Usually, our service is visited by about one thousand users per hour. To serve the usual demand, we bought a modern computer and ran the Tomcat web server as well as configuring Tomcat's thread pool with 500 allocated threads. The average response time for the majority of user requests is about 250 milliseconds. By doing a naive calculation of the capacity for that configuration, we can be sure that the system can handle about 2,000 user requests per second. According to statistics, the number of users previously mentioned produced around 1,000 requests per second on average. Consequently, the current system's capacity will be enough for the average load.

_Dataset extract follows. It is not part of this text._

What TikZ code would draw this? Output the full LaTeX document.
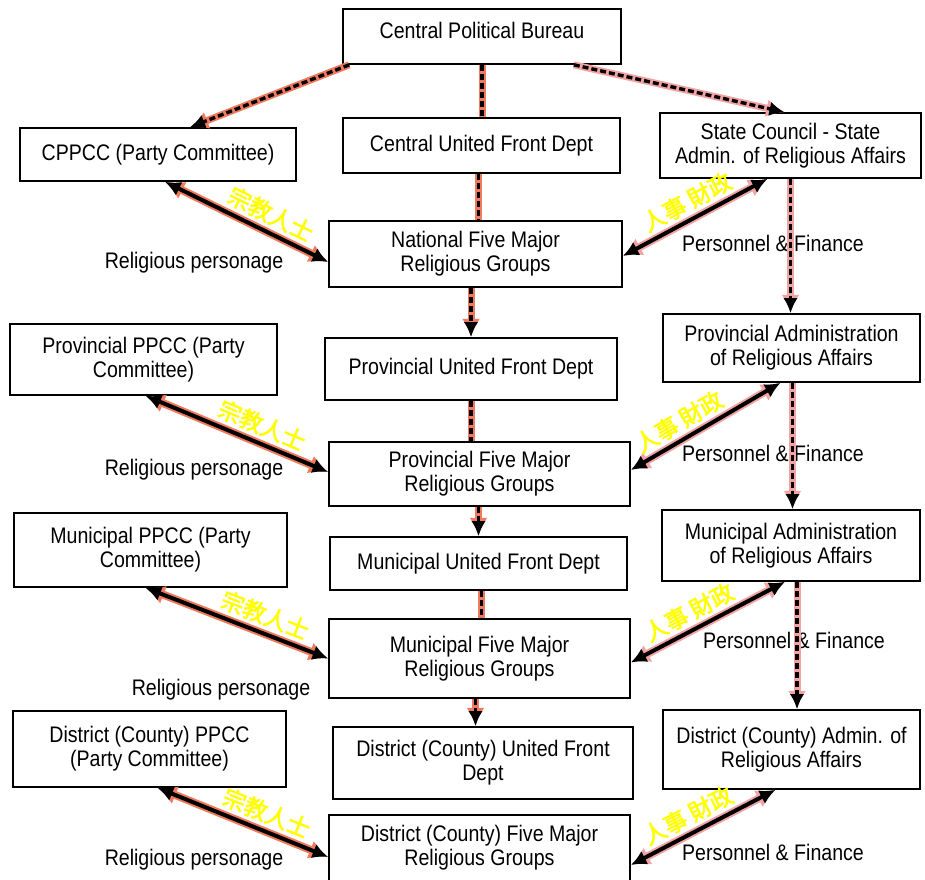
\documentclass[tikz,border=0pt]{standalone}
\usepackage{fontspec}
\setmainfont{Liberation Sans}[FakeStretch=0.87]
\newfontfamily\cjk{Noto Sans CJK TC}[FakeBold=2.5]
\usetikzlibrary{arrows.meta}
\definecolor{mysalmon}{HTML}{F07A5E}
\definecolor{mypink}{HTML}{F2A3A3}
\definecolor{myyellow}{HTML}{FFFF00}

\tikzset{
  box/.style={draw, line width=1.6pt, fill=white, align=center, inner sep=2pt,
    font=\fontsize{22.5}{24}\selectfont},
  lbl/.style={font=\fontsize{22.5}{24}\selectfont},
  cjklbl/.style={font=\cjk\fontsize{23}{23}\selectfont, text=myyellow,
    sloped, above=4pt, inner sep=1pt},
  solidlink/.style={line width=4pt, preaction={draw=#1, line width=8pt}},
  dashlink/.style={line width=3.4pt, dash pattern=on 6pt off 3pt,
    preaction={draw=#1, line width=7pt, solid}},
}

\begin{document}
\begin{tikzpicture}[x=1pt, y=-1pt, >={Latex[length=12pt 0.9, width=11pt 1.0]}]

      \useasboundingbox (0,0) rectangle (925,879);

      % central level
      \node [box, name=cpb, minimum width=278pt, minimum height=55pt] at (482,36.5) {\raisebox{12pt}{Central Political Bureau}};
      \node [box, name=cppcc, minimum width=276pt, minimum height=53pt] at (158,154.5) {CPPCC (Party Committee)};
      \node [box, name=cufd, minimum width=277pt, minimum height=55pt] at (481.5,145.5) {Central United Front Dept};
      \node [box, name=sara, minimum width=261pt, minimum height=65pt] at (790.5,145.5) {State Council - State\\Admin. of Religious Affairs};
      \node [box, name=nat5, minimum width=293pt, minimum height=66pt] at (475.5,254) {National Five Major\\Religious Groups};

      % provincial level
      \node [box, name=ppcc, minimum width=267pt, minimum height=71pt] at (143.5,359.5) {Provincial PPCC (Party\\Committee)};
      \node [box, name=pufd, minimum width=292pt, minimum height=62pt] at (471,369) {Provincial United Front Dept};
      \node [box, name=para, minimum width=257pt, minimum height=68pt] at (791.5,348) {Provincial Administration\\of Religious Affairs};
      \node [box, name=prov5, minimum width=301pt, minimum height=64pt] at (479.5,474) {Provincial Five Major\\Religious Groups};

      % municipal level
      \node [box, name=mppcc, minimum width=273pt, minimum height=74pt] at (150.5,550) {Municipal PPCC (Party\\Committee)};
      \node [box, name=mufd, minimum width=297pt, minimum height=53pt] at (478.5,563.5) {Municipal United Front Dept};
      \node [box, name=mara, minimum width=258pt, minimum height=71pt] at (791,545.5) {Municipal Administration\\of Religious Affairs};
      \node [box, name=mun5, minimum width=301pt, minimum height=79pt] at (479.5,658.5) {Municipal Five Major\\Religious Groups};

      % district level
      \node [box, name=dppcc, minimum width=273pt, minimum height=76pt] at (149.5,749) {District (County) PPCC\\(Party Committee)};
      \node [box, name=dufd, minimum width=300pt, minimum height=72pt] at (483,763) {District (County) United Front\\Dept};
      \node [box, name=dara, minimum width=257pt, minimum height=79pt] at (791.5,749.5) {District (County) Admin. of\\Religious Affairs};
      \node [box, name=dist5, minimum width=301pt, minimum height=66pt] at (479.5,848) {District (County) Five Major\\Religious Groups};

      % side labels
      \node [lbl, name=rp1] at (194,263) {Religious personage};
      \node [lbl, name=rp2] at (194,470) {Religious personage};
      \node [lbl, name=rp3] at (221,690) {Religious personage};
      \node [lbl, name=rp4] at (194,860) {Religious personage};
      \node [lbl, name=pf1] at (773,243) {Personnel \& Finance};
      \node [lbl, name=pf2] at (773,453) {Personnel \& Finance};
      \node [lbl, name=pf3] at (794,640) {Personnel \& Finance};
      \node [lbl, name=pf4] at (773,852) {Personnel \& Finance};

      % top down
      \draw [dashlink=mysalmon, ->] ([xshift=7pt]cpb.south west) -- ([xshift=32pt]cppcc.north);
      \draw [dashlink=mypink, ->] ([xshift=-48pt]cpb.south east) -- ([xshift=-6pt]sara.north);
      \draw [dashlink=mysalmon] (cpb.south) -- (cpb.south |- cufd.north);

      % united front column
      \draw [dashlink=mysalmon] ([xshift=-3pt]cufd.south) -- ([xshift=3pt]nat5.north);
      \draw [dashlink=mysalmon, ->] (nat5.south -| pufd) -- (pufd.north);
      \draw [dashlink=mysalmon] (pufd.south) -- (pufd.south |- prov5.north);
      \draw [dashlink=mysalmon, ->] (prov5.south -| mufd) -- (mufd.north);
      \draw [dashlink=mysalmon] ([xshift=3pt]mufd.south) -- ([xshift=3pt]mufd.south |- mun5.north);
      \draw [dashlink=mysalmon, ->] ([xshift=-4pt]mun5.south) -- ([xshift=-4pt]mun5.south |- dufd.north);

      % administration column
      \draw [dashlink=mypink, ->] (sara.south) -- (sara.south |- para.north);
      \draw [dashlink=mypink, ->] ([xshift=1pt]para.south) -- ([xshift=1pt]para.south |- mara.north);
      \draw [dashlink=mypink, ->] ([xshift=6pt]mara.south) -- ([xshift=6pt]mara.south |- dara.north);

      % religious personage
      \draw [solidlink=mysalmon, <->] ([xshift=7pt]cppcc.south) -- node [cjklbl, pos=0.6] {宗教人士} ([yshift=-8pt]nat5.west);
      \draw [solidlink=mysalmon, <->] ([xshift=2pt]ppcc.south) -- node [cjklbl, pos=0.6] {宗教人士} ([yshift=2pt]prov5.west);
      \draw [solidlink=mysalmon, <->] ([xshift=-5pt]mppcc.south) -- node [cjklbl, pos=0.62] {宗教人士} (mun5.west);
      \draw [solidlink=mysalmon, <->] ([xshift=8pt]dppcc.south) -- node [cjklbl, pos=0.6] {宗教人士} ([yshift=-9pt]dist5.west);

      % personnel and finance
      \draw [solidlink=mypink, <->] ([xshift=-23pt]sara.south) -- node [cjklbl, pos=0.5] {人事 財政} ([yshift=-2pt]nat5.east);
      \draw [solidlink=mypink, <->] ([xshift=-11pt]para.south) -- node [cjklbl, pos=0.62] {人事 財政} ([yshift=4pt]prov5.east);
      \draw [solidlink=mypink, <->] ([xshift=-6pt]mara.south) -- node [cjklbl, pos=0.57] {人事 財政} ([yshift=-4pt]mun5.east);
      \draw [solidlink=mypink, <->] ([xshift=-16pt]dara.south) -- node [cjklbl, pos=0.55] {人事 財政} ([yshift=-17pt]dist5.east);

\end{tikzpicture}
\end{document}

To summarize, we configured our application with the margin regarding capacity. Moreover, our web store had been working stably until the last Friday in November, which is Black Friday.

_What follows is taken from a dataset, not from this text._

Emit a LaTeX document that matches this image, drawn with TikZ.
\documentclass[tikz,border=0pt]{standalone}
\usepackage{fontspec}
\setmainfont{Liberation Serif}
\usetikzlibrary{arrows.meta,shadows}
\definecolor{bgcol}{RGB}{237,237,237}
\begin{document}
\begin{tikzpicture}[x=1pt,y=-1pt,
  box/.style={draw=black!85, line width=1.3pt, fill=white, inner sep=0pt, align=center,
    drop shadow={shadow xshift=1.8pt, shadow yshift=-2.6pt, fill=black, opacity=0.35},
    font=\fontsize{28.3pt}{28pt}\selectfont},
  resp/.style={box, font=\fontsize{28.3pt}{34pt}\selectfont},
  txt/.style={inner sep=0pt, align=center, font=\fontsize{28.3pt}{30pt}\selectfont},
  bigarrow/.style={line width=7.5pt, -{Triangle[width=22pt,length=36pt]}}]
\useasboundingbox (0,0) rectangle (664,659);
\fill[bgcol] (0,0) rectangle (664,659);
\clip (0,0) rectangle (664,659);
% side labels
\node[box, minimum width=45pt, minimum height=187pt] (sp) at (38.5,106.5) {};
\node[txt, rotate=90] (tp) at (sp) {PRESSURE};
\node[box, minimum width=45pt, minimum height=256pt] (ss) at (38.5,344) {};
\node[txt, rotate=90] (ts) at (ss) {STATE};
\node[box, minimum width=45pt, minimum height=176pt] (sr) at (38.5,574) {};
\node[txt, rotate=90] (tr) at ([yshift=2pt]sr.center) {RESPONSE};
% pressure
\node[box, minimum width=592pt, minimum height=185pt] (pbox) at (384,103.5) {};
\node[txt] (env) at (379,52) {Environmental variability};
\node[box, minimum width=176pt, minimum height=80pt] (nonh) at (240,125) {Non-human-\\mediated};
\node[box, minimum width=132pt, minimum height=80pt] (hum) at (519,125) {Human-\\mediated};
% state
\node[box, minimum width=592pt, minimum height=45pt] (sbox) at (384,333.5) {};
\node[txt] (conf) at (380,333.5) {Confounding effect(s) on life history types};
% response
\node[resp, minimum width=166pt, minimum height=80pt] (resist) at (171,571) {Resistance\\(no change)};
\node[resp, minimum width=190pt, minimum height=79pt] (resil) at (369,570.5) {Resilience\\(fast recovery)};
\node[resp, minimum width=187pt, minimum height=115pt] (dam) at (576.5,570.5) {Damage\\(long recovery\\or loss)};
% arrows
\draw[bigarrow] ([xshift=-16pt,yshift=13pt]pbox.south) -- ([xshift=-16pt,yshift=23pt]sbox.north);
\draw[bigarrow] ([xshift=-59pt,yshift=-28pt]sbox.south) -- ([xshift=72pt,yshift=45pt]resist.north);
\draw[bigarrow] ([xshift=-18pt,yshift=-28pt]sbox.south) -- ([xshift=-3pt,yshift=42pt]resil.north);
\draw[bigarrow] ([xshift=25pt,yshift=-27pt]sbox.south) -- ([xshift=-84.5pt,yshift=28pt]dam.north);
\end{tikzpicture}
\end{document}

Black Friday is a valuable day for both customers and retailers. For the customer, it is a chance to buy goods at discounted prices. And for retailers, it is a way to earn money and popularize products. However, this day is characterized by an unusual influx of clients, and that may be a significant cause of failure in production.

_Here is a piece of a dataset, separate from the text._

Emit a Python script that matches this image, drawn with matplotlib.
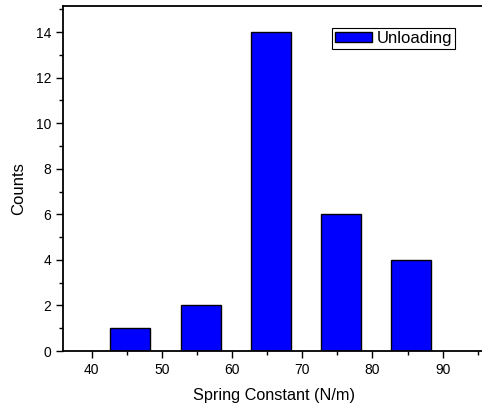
import matplotlib
matplotlib.use("Agg")
import matplotlib.pyplot as plt
from matplotlib.ticker import MultipleLocator

plt.rcParams['font.family'] = ['Liberation Sans', 'DejaVu Sans']

# histogram bins (centres) and counts
centers = [45.5, 55.5, 65.5, 75.5, 85.5]
counts = [1, 2, 14, 6, 4]
bar_width = 5.7

fig = plt.figure(figsize=(4.82, 4.05), dpi=100)
ax = fig.add_axes([0.1307, 0.1333, 0.8776, 0.852])

ax.bar(centers, counts, width=bar_width, color='#0000FF', edgecolor='black',
       linewidth=1.0, label='Unloading', zorder=2)

ax.set_xlim(35.91, 96.17)
ax.set_ylim(0, 15.15)

ax.xaxis.set_major_locator(MultipleLocator(10))
ax.xaxis.set_minor_locator(MultipleLocator(5))
ax.yaxis.set_major_locator(MultipleLocator(2))
ax.yaxis.set_minor_locator(MultipleLocator(1))

ax.tick_params(which='major', direction='out', length=5, width=1.0, labelsize=10)
ax.tick_params(which='minor', direction='out', length=3, width=1.0)
ax.tick_params(top=False, right=False)

for s in ax.spines.values():
    s.set_linewidth(1.3)

ax.set_xlabel('Spring Constant (N/m)', fontsize=11.7, labelpad=8)
ax.set_ylabel('Counts', fontsize=12)
ax.yaxis.set_label_coords(-0.088, 0.47)

leg = ax.legend(loc='upper left', bbox_to_anchor=(0.636, 0.936), borderaxespad=0,
                fancybox=False, edgecolor='black', framealpha=1, fontsize=12,
                handlelength=2.2, handleheight=0.6, handletextpad=0.3,
                borderpad=0.18)
leg.get_frame().set_linewidth(0.8)

fig.savefig('out.png', dpi=100)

And, of course, we failed! At some point in time, the load exceeded all expectations. There were no vacant threads in the thread pool to process user requests. In turn, the backup server was not able to handle such an unpredictable invasion, and, in the end, this caused a rise in the response time and periodic service outage. At this point, we started losing some user requests, and, finally, our clients became dissatisfied and preferred dealing with competitors.
In the end, a lot of potential customers and money were lost, and the store's rating decreased. This was all a result of the fact that we couldn't stay responsive under the increased workload.